Earlier this month, Brad Choate, Vice Chancellor for Advancement, announced that Graham Stewart will assume duties as Associate Vice Chancellor and Executive Director of the Arkansas Alumni Association on May 14. The announcement completes an extensive search for my successor.

I have known Graham and watched him as a professional colleague for years. He comes to Fayetteville from a similar position at Ohio University in Athens, Ohio. Although the megaversity in Columbus insists on calling itself “The,” this Ohio is the oldest state university in Ohio and the fourth-oldest in the country. And, it is led by a former dean of Arkansas’ College of Education and Health Professions, Rod McDavis. Rod was honored Friday in Little Rock as a recipient of the Silas Hunt Legacy Award and had nothing but praises for Graham’s work.

Graham has 13 years of experience leading alumni associations at his alma mater, Ithaca College, the University at Buffalo, State University of New York and Ohio. In addition to leading the usual alumni programs, serving as publisher of alumni magazines and playing an important role in the advancement of those institutions, he took part in capital campaigns and administered alumni membership programs.

He is nationally respected in the profession and served on the Council for Advancement and Support of Education’s Commission on Alumni Relations from 2007-2010. This commission represents alumni associations on a national level and provides direction on primary issues and challenges that these organizations face.

He will become the first Arkansas alumni director to win a Grammy which he earned as a member of The Gregg Smith Singers. He has performed in operatic and musical theater roles and plays trombone. I am convinced he will bring an appreciation of those art forms to the association and campus.

Most important, I believe he will continue to build a strong Arkansas Alumni Association engaging and communicating with our alumni, especially the younger graduates. I know you will give him the same assistance and encouragement you have given me these past 24 years.

National Volunteer Week

This week, April 15-21 is National Volunteer Week. It is about inspiring, recognizing and encouraging people to seek imaginative ways to engage their communities. Our community includes campus, the student community and the individual communities in Arkansas and across the world where our alumni live.

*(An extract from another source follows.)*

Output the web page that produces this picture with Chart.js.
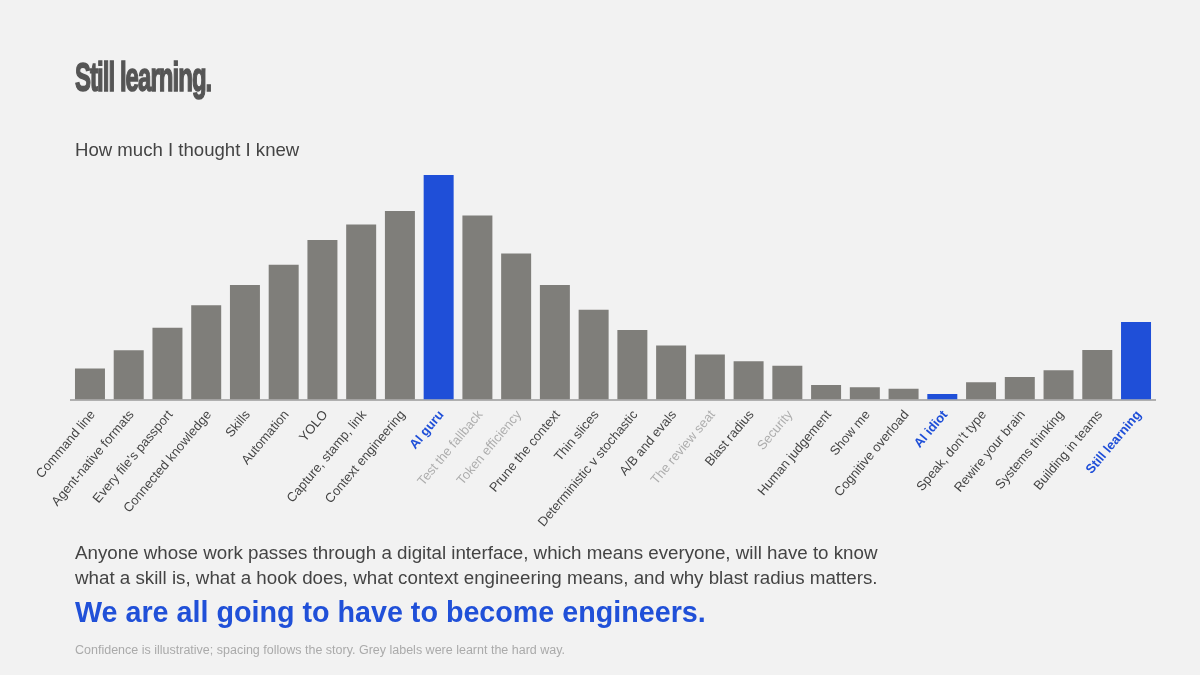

The Arkansas Alumni Association has been blessed with hundreds of volunteers from those who serve on the national board of directors, to local chapter leaders, to individual alumni who review scholarship applications, man a registration table at an alumni event, or help in a community project such as our efforts in Joplin. During this week, we remember and celebrate our volunteers – they make our organization one of the best in the nation. Thank you!!!